1968 Minnesota Twins

Manager: Cal Ermer 2nd Season (2nd with Minnesota 145-129-2)
79 W 83 L 562 RS 546 RA 7th AL 24 GB (Detroit 103-59-2)
3.47 RPG (AL = 3.41) 2.89 ERA (AL = 2.98 )
.714 DER (8th AL)

All Stars (3) Rod Carew, Harmon Killebrew, Tony Oliva

Franchise (1901-1968 ) 4906-5465-109; 11-15 WS
Washington (1901-1960) 4214-4864-104; 8-11 WS
Minnesota (1961-1968 ) 692-601-5; 3-4 WS

After narrowly missing the AL Pennant in 1967, expectations were high for the 1968 version of the Minnesota Twins. The team did not live up to its expectations and it became clear by mid-season that Cal Ermer was going to take the fall. With Billy Martin waiting in the wings to take over as manager, it was not a matter of if Griffith was going to let go of Ermer, but when. Public disagreements with star players, including Rod Carew, Jim Kaat, and Dave Boswell, did not help Ermer’s standing.

Ermer lasted the season, but received his walking papers immediately after the final game of the Twins’ seventh-pkace campaign. Shortly after the World Series, Billy Martin was named his successor. Griffith, when asked about the move, said that “Ermer didn’t take charge. Players can make or break you. Unfortunately, the players broke Ermer this year.”

Bold = Player new to WAS/MIN in 1968

C John Roseboro .216/.300/.311 8 HR 0.2 BFW 10 WS 23 FRAR 2.9 WARP3
Roseboro, a long time Dodger, came to the Twins at the age of 35 as part of the deal that sent Versalles and Grant to the Dodgers. His Twins’ career didn’t start off very well. Roseboro had just three hits in his first 57 plate appearances in a Minnesota uniform. He finally broke out of that slump with a 5-for-5 day on April 29. Roseboro was streaky like that for the bulk of the season – long stretches with very few hits with a few “hot” games strung together sprinkled throughout the year.

1B Harmon Killebrew .210/.361/.420 17 HR 1.6 BFW 12 WS 4 FRAR 3.7 WARP3
1B Rich Reese .259/.301/.352 4 HR -0.9 BFW 7 WS 5 FRAR 1.5 WARP3
Although Killebrew slumped during the first few months of the season, he made his way to the All Star Game in Houston based on his reputation. It would have been better had Killer stayed home. He tore his hamstring when stretching in an attempt to make a play at first base. He returned in September to finish a forgettable season. Whil Killebrew was out, Rich Reese got an opportunity to play at first base.

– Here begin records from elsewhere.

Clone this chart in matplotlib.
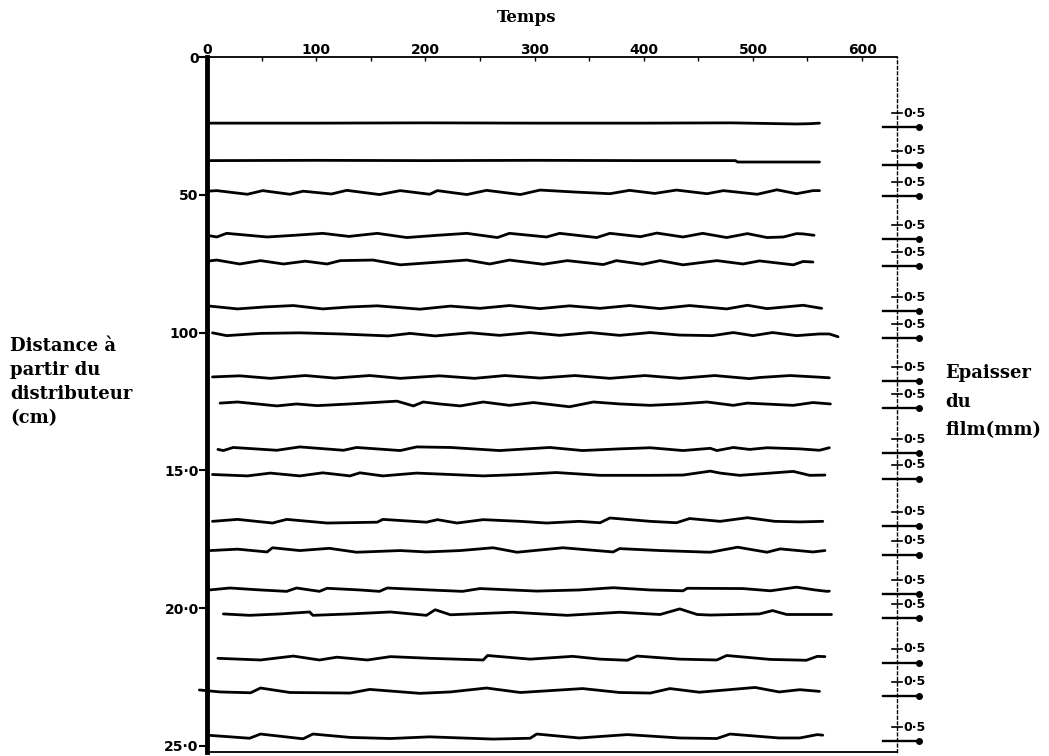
import matplotlib
matplotlib.use("Agg")
import matplotlib.pyplot as plt

# distance of each trace from the distributor (axis units, 0-250)
DISTANCE = [24.0, 37.6, 49.0, 64.7, 74.4, 90.7, 100.5, 116.1, 125.9,
            142.2, 151.5, 168.5, 179.1, 193.4, 202.1, 218.2, 230.2, 246.7]

# film thickness fluctuation (mm) vs time, one list of (temps, mm) per trace
T01 = [(2, 0), (100, 0), (200, 0.01), (300, 0), (400, 0), (480, 0.01),
       (540, -0.03), (552, -0.02), (561, 0)]
T02 = [(2, 0), (100, 0.01), (200, 0), (300, 0.01), (400, 0), (484, 0),
       (486, -0.05), (561, -0.05)]
T03 = [(0, 0.03), (9, 0.05), (37, -0.08), (51, 0.05), (76, -0.08), (88, 0.03),
       (114, -0.07), (128, 0.06), (158, -0.09), (177, 0.05), (204, -0.08),
       (211, 0.05), (238, -0.09), (256, 0.06), (287, -0.09), (305, 0.07),
       (337, 0.0), (369, -0.06), (387, 0.06), (410, -0.05), (430, 0.07),
       (458, -0.06), (473, 0.05), (504, -0.08), (522, 0.08), (540, -0.06),
       (555, 0.05), (561, 0.05)]
T04 = [(0, 0), (9, -0.06), (18, 0.07), (55, -0.06), (80, 0.0), (106, 0.07),
       (130, -0.04), (156, 0.07), (183, -0.08), (211, 0.0), (238, 0.07),
       (266, -0.08), (277, 0.07), (311, -0.06), (323, 0.07), (357, -0.08),
       (369, 0.07), (397, -0.05), (412, 0.08), (436, -0.06), (454, 0.07),
       (476, -0.08), (495, 0.06), (513, -0.08), (528, -0.06), (540, 0.06),
       (546, 0.05), (556, 0.0)]
T05 = [(0, 0.03), (9, 0.07), (30, -0.07), (49, 0.05), (70, -0.07), (90, 0.03),
       (110, -0.07), (122, 0.05), (152, 0.07), (177, -0.1), (213, 0.0),
       (238, 0.07), (259, -0.07), (277, 0.07), (308, -0.08), (330, 0.05),
       (363, -0.09), (375, 0.05), (399, -0.08), (415, 0.05), (436, -0.1),
       (467, 0.05), (491, -0.07), (506, 0.04), (537, -0.1), (546, 0.02),
       (555, 0.0)]
T06 = [(0, 0.04), (28, -0.07), (53, 0.0), (79, 0.05), (106, -0.07), (131, 0.0),
       (156, 0.04), (195, -0.08), (223, 0.03), (250, -0.05), (277, 0.05),
       (305, -0.06), (332, 0.04), (360, -0.05), (387, 0.05), (415, -0.06),
       (442, 0.05), (476, -0.07), (495, 0.06), (513, -0.06), (546, 0.06),
       (563, -0.05)]
T07 = [(5, 0.04), (18, -0.06), (49, 0.02), (85, 0.04), (122, 0.0), (166, -0.07),
       (186, 0.02), (209, -0.07), (241, 0.04), (268, -0.05), (296, 0.05),
       (323, -0.05), (351, 0.05), (378, -0.05), (406, 0.05), (433, -0.04),
       (463, -0.06), (482, 0.05), (500, -0.06), (518, 0.05), (540, -0.06),
       (561, 0.0), (570, 0.0), (578, -0.1)]
T08 = [(5, 0.0), (30, 0.04), (58, -0.05), (90, 0.05), (117, -0.04), (149, 0.05),
       (177, -0.05), (213, 0.04), (245, -0.05), (273, 0.05), (305, -0.04),
       (337, 0.05), (369, -0.05), (401, 0.05), (433, -0.05), (465, 0.05),
       (497, -0.06), (506, -0.02), (534, 0.05), (557, 0.0), (570, -0.03)]
T09 = [(12, 0.03), (28, 0.07), (64, -0.07), (82, 0.0), (101, -0.06), (131, 0.0),
       (174, 0.1), (189, -0.07), (198, 0.07), (213, 0.0), (232, -0.07),
       (253, 0.07), (277, -0.05), (299, 0.05), (332, -0.1), (354, 0.07),
       (378, 0.0), (406, -0.05), (433, 0.0), (458, 0.07), (482, -0.05),
       (495, 0.03), (537, -0.05), (555, 0.05), (571, 0.0)]
T10 = [(10, -0.02), (15, -0.06), (24, 0.05), (64, -0.05), (85, 0.07),
       (125, -0.05), (137, 0.05), (177, -0.06), (192, 0.07), (223, 0.05),
       (268, -0.06), (314, 0.05), (344, -0.06), (378, 0.0), (406, 0.04),
       (436, -0.06), (461, 0.02), (467, -0.06), (482, 0.05), (497, -0.02),
       (513, 0.04), (543, 0.0), (561, -0.05), (570, 0.04)]
T11 = [(5, 0.0), (37, -0.05), (58, 0.05), (85, -0.05), (106, 0.06), (131, -0.05),
       (140, 0.06), (161, -0.05), (192, 0.05), (223, 0.0), (253, -0.05),
       (287, 0.0), (320, 0.07), (360, -0.03), (406, -0.03), (436, -0.02),
       (461, 0.12), (470, 0.05), (488, -0.03), (537, 0.11), (552, -0.03),
       (566, -0.02)]
T12 = [(5, 0.0), (28, 0.07), (60, -0.06), (73, 0.07), (110, -0.06), (156, -0.03),
       (161, 0.07), (201, -0.03), (211, 0.06), (229, -0.06), (253, 0.06),
       (287, 0.0), (311, -0.06), (341, 0.0), (360, -0.05), (369, 0.12),
       (406, 0.0), (430, -0.05), (442, 0.1), (470, 0.0), (495, 0.13),
       (520, 0.0), (543, -0.02), (564, 0.0)]
T13 = [(3, 0.0), (28, 0.05), (55, -0.05), (60, 0.1), (85, 0.0), (112, 0.08),
       (137, -0.06), (177, 0.0), (201, -0.05), (232, 0.0), (262, 0.1),
       (284, -0.06), (326, 0.1), (372, -0.05), (378, 0.07), (415, 0.0),
       (461, -0.06), (486, 0.12), (513, -0.06), (525, 0.06), (555, -0.05),
       (566, 0.0)]
T14 = [(2, 0.0), (21, 0.07), (49, 0.0), (73, -0.05), (82, 0.07), (103, -0.05),
       (110, 0.06), (140, 0.0), (158, -0.05), (165, 0.07), (204, 0.0),
       (234, -0.05), (250, 0.05), (302, -0.04), (341, 0.0), (372, 0.08),
       (406, 0.0), (436, -0.03), (440, 0.06), (491, 0.05), (516, -0.03),
       (540, 0.1), (557, 0.0), (568, -0.05), (570, -0.04)]
T15 = [(15, 0.0), (39, -0.05), (67, 0.0), (94, 0.07), (97, -0.05), (131, 0.0),
       (168, 0.07), (201, -0.05), (209, 0.15), (223, -0.03), (280, 0.06),
       (330, -0.05), (378, 0.06), (415, -0.02), (433, 0.18), (449, -0.02),
       (461, -0.04), (506, 0.0), (518, 0.12), (531, -0.02), (572, -0.02)]
T16 = [(10, 0.0), (49, -0.06), (79, 0.08), (103, -0.06), (119, 0.04),
       (147, -0.06), (168, 0.06), (204, 0.0), (253, -0.06), (257, 0.1),
       (296, -0.03), (335, 0.07), (360, -0.03), (385, -0.07), (394, 0.08),
       (433, -0.03), (467, -0.06), (476, 0.1), (516, -0.04), (549, -0.07),
       (559, 0.07), (566, 0.06)]
T17 = [(-7, 0.05), (12, -0.02), (40, -0.05), (49, 0.12), (76, -0.04),
       (131, -0.06), (149, 0.07), (195, -0.07), (223, -0.02), (256, 0.12),
       (287, -0.04), (344, 0.1), (378, -0.04), (406, -0.06), (424, 0.1),
       (451, -0.03), (502, 0.14), (524, -0.02), (543, 0.06), (561, 0.0)]
T18 = [(0, 0.06), (39, -0.05), (49, 0.1), (88, -0.07), (97, 0.1), (131, -0.02),
       (168, -0.06), (204, 0.0), (262, -0.08), (296, -0.05), (302, 0.1),
       (341, -0.04), (385, 0.08), (433, -0.04), (467, -0.06), (479, 0.1),
       (524, -0.04), (543, -0.04), (559, 0.08), (564, 0.06)]
TRACES = [T01, T02, T03, T04, T05, T06, T07, T08, T09,
          T10, T11, T12, T13, T14, T15, T16, T17, T18]

X_TICKS = [0, 100, 200, 300, 400, 500, 600]
Y_TICKS = [0, 50, 100, 150, 200, 250]
Y_LABELS = ["0", "50", "100", "15·0", "20·0", "25·0"]
SCALE_LABEL = "0·5"

MM = 10.16  # axis units per mm of film thickness

W, H = 1049, 756
fig = plt.figure(figsize=(W / 100, H / 100), dpi=100)
ax = fig.add_axes([207 / W, 1 - 752 / H, 690 / W, 695 / H])
ax.set_xlim(0, 632)
ax.set_ylim(252.2, 0)

for base, pts in zip(DISTANCE, TRACES):
    xs = [p[0] for p in pts]
    ys = [base - p[1] * MM for p in pts]
    ax.plot(xs, ys, color="black", lw=2.0, solid_joinstyle="round",
            solid_capstyle="round", clip_on=False)
    # small thickness scale on the right
    y0 = base + 0.15 * MM
    y5 = y0 - 0.5 * MM
    ax.plot([619, 652], [y0, y0], color="black", lw=1.7, clip_on=False)
    ax.plot([652], [y0], "o", color="black", ms=4, clip_on=False)
    ax.plot([627, 637], [y5, y5], color="black", lw=1.2, clip_on=False)
    ax.text(637.5, y5, SCALE_LABEL, fontsize=9, fontweight="bold",
            va="center", ha="left")

# frame
for side in ("left", "top", "bottom", "right"):
    ax.spines[side].set_color("black")
ax.spines["left"].set_linewidth(3.5)
ax.spines["top"].set_linewidth(1.3)
ax.spines["bottom"].set_linewidth(1.3)
ax.spines["right"].set_linewidth(1.0)
ax.spines["right"].set_linestyle((0, (2, 2)))

ax.xaxis.tick_top()
ax.set_xticks(X_TICKS)
ax.set_xticks([50, 150, 250, 350, 450, 550], minor=True)
ax.tick_params(axis="x", which="major", direction="in", length=3, width=1,
               pad=0, labelsize=10)
ax.tick_params(axis="x", which="minor", direction="in", length=3, width=1)
for lab in ax.get_xticklabels():
    lab.set_fontweight("bold")

ax.set_yticks(Y_TICKS)
ax.set_yticklabels(Y_LABELS, fontsize=10, fontweight="bold")
ax.tick_params(axis="y", direction="out", length=6, width=1.5, pad=0)

serif = ["DejaVu Serif"]
fig.text(527 / W, 1 - 18 / H, "Temps", ha="center", va="center",
         fontsize=12, fontweight="bold", family=serif)
fig.text(10 / W, 1 - 382 / H, "Distance à\npartir du\ndistributeur\n(cm)",
         ha="left", va="center", fontsize=13, fontweight="bold",
         family=serif, linespacing=1.45)
fig.text(945 / W, 1 - 402 / H, "Epaisser\ndu\nfilm(mm)",
         ha="left", va="center", fontsize=13, fontweight="bold",
         family=serif, linespacing=1.75)

fig.savefig("out.png", dpi=100)
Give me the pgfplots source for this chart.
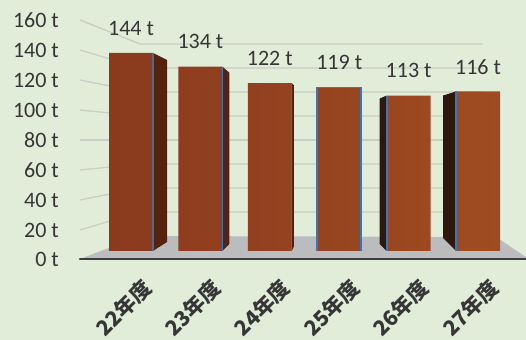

2B Rod Carew .273/.312/.347 1 HR 0.5 BFW 13 WS 17 FRAR 3.6 WARP3
2B Frank Quilici .245/.305/.341 1 HR 1.4 BFW 7 WS 17 FRAR 2.6 WARP3
Carew confided to TSN in the middle of the season that he had made his league’s All Star Game in every baseball season he had ever played. He wasn’t so sure about 1968 though. After running away with the AL Rookie of the Year Award the previous year, Carew’s early season was rough, partially due to an injury he suffered in June while away from the team with the Marine Reserves. Carew turned an ankle on a hike, and returned to the team with a swollen left ankle. Since Frank Quilici was streaking as a replacement for Carew, Ermer decided to stick with him for a while. Carew eventually found his way back into the lineup, and onto the American League All Star Team. Overall, Carew’s performance was a step back from his rookie season, but good things were still to come.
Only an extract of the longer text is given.